Editorial: Give it back: Rebate checks should be part of any state surplus plan
Imagine this: a group of friends get together, and pool their resources to pay for something of common interest.
Perhaps it’s a gift for another friend. Maybe they share the costs associated with a hunting shack or they’re each contributing for plane and hotel fare for a joint vacation.
Whatever the scenario, in the end the friends have about 33 percent more money than they need to pay for what they want.
There’s a simple solution, right? Instead of the person collecting the money keeping what’s extra for him or herself, the friends would appreciate and rightfully expect that they’d get the “extra” money put in returned to them.
With this week’s news of the massive, nearly $18 billion state surplus, all of us - Minnesota’s taxpayers - have contributed far more than what is needed to fund state operations for the next two years.
No doubt that’s good news, and one that is already being spun by everyone from Gov.

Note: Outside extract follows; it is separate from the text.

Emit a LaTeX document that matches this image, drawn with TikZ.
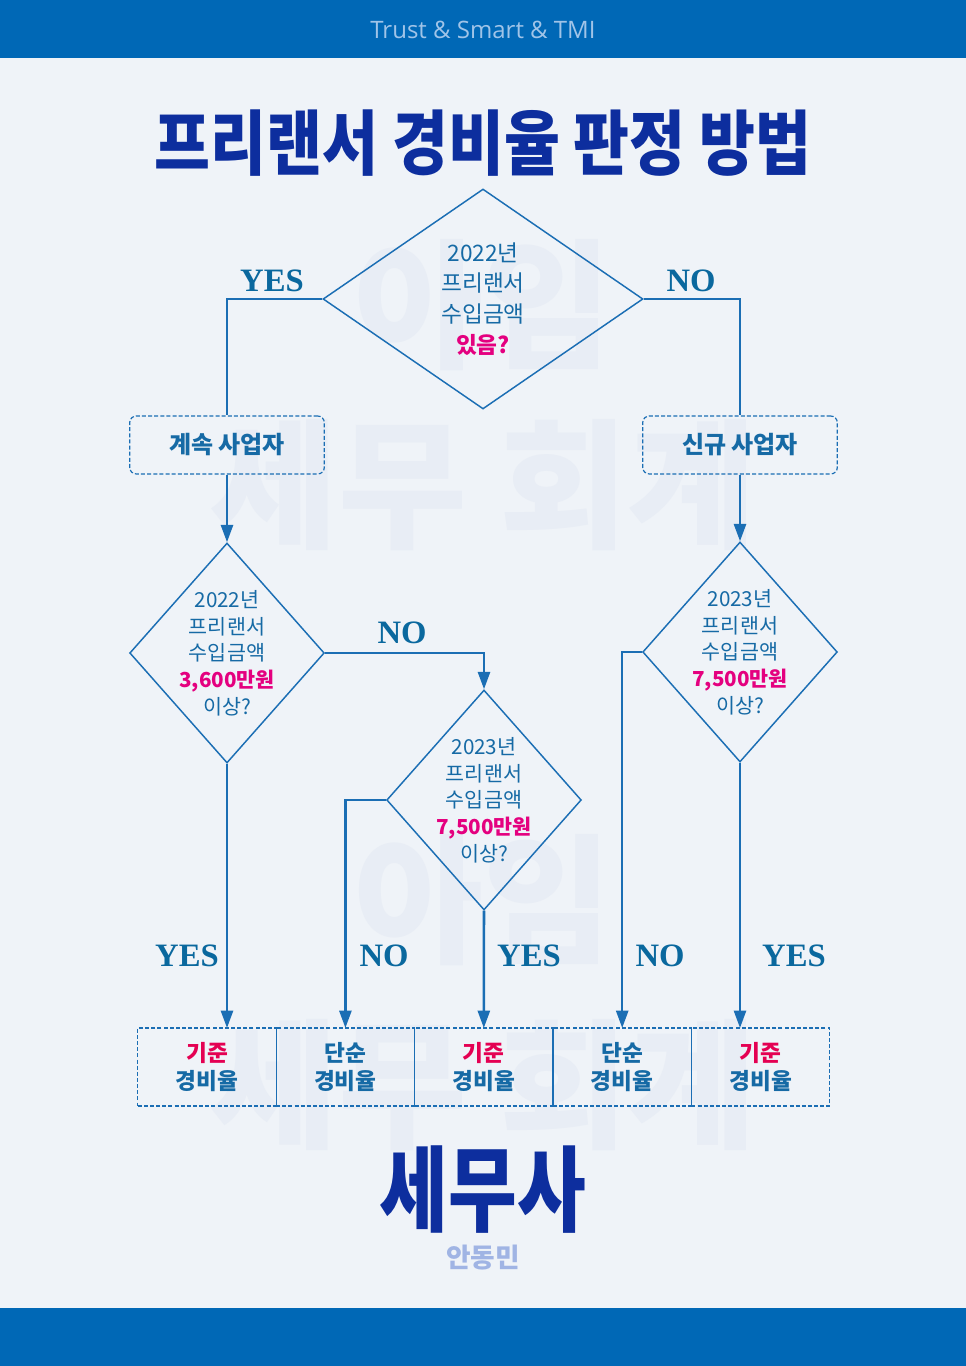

Tim Walz to legislators, holdover and incoming, from both sides of the political aisle.
Like children in advance of Christmas and yearning for new gifts, state officials are all but bursting at the seams with ideas of how to use the surplus, which amounts to a whopping 33 percent extra to spend.
Certainly, now would be a good time to address things that may have been put off in the past, including infrastructure projects and making sure our schools and kids have the resources they need.

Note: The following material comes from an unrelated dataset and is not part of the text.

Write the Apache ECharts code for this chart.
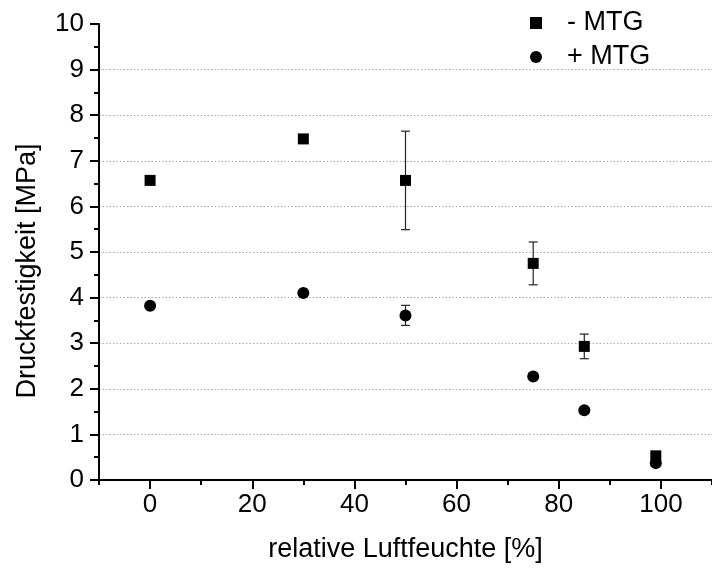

We’re happy to hear that there appears to be growing resolve on both sides to right a wrong and repeal the tax on Social Security income. That’s long overdue.
But even as some Democrats, including legislative leaders, hemmed and hawed the last few days, we’re with Walz on a surplus plan that is really a no-brainer: rebate checks for Minnesota taxpayers.

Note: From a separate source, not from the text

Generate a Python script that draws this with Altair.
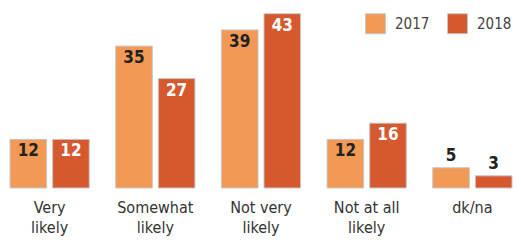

Walz put himself at odds with some in his own party by suggesting that single filers get $1,000 back or couples get a $2,000 payment.
Call them what you will: Walz checks, a sales or income tax rebate or simply some help from the state to deal with skyrocketing home heating bills.
Whatever the name, they’re needed and clearly appropriate. After all, the state has more money than it budgeted for and the taxpayers should get it back.
This is a great opportunity for bipartisanship right out of the gate in St. Paul and hope it’s an issue that our two incoming lawmakers from opposing parties - Sen.-Elect Grant Hauschild and Rep.-Elect Roger Skraba - can agree on.
Hauschild campaigned on being an independent and moderate voice - one not afraid to buck his party when called for. We hope he can resist the extremists in the DFL camp who may want to keep all of the surplus for their pet programs or causes.
Rebate checks should be on our legislators’ to-do list, and the surplus shows now is certainly not the time to raise taxes in Minnesota.
The taxpayers have done more than their fair share, funding state operations to the max and stimulating an economy that provided a whopping surplus.
Give it back and hold the line. Two simple messages that would provide some relief to taxpayers in Minnesota for the next two years.